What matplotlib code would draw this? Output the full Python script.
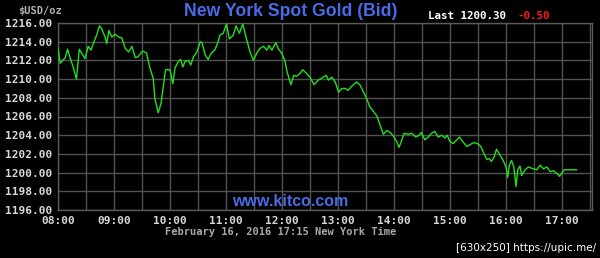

* * *

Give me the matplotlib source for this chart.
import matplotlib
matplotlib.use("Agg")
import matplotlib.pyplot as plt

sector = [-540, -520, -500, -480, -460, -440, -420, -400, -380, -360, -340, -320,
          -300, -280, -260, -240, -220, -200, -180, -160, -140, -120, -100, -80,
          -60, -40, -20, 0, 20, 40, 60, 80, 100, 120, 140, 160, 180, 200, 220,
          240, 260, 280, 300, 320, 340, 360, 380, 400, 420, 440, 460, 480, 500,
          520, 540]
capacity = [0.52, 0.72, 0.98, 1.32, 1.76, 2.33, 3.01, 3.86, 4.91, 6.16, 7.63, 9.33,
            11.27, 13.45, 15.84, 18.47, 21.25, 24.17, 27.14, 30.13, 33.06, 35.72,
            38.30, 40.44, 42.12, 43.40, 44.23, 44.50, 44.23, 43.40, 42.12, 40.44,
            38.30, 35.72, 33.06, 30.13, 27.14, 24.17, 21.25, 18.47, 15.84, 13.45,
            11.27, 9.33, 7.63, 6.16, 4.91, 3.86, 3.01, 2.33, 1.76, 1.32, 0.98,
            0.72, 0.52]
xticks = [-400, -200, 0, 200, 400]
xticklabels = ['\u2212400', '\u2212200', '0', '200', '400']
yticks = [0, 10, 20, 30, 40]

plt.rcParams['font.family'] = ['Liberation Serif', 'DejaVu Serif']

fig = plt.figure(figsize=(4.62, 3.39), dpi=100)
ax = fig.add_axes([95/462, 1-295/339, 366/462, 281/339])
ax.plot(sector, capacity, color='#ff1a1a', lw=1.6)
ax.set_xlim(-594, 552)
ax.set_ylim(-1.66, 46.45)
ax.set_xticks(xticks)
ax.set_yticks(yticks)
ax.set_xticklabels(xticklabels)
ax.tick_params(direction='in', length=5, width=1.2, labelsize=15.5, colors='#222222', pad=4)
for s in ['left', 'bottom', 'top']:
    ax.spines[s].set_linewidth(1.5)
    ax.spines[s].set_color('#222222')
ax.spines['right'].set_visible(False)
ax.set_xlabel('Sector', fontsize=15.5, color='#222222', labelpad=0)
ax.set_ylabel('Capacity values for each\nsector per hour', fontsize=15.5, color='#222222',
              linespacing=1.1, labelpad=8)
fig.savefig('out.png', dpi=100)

#### What the exercise asks
Reproduce word for word the material above, beginning with the line that contains "Give me the matplotlib source for this chart." and ending with the line that contains "import matplotlib.pyplot as plt".

#### Exercise output
Give me the matplotlib source for this chart.
import matplotlib
matplotlib.use("Agg")
import matplotlib.pyplot as plt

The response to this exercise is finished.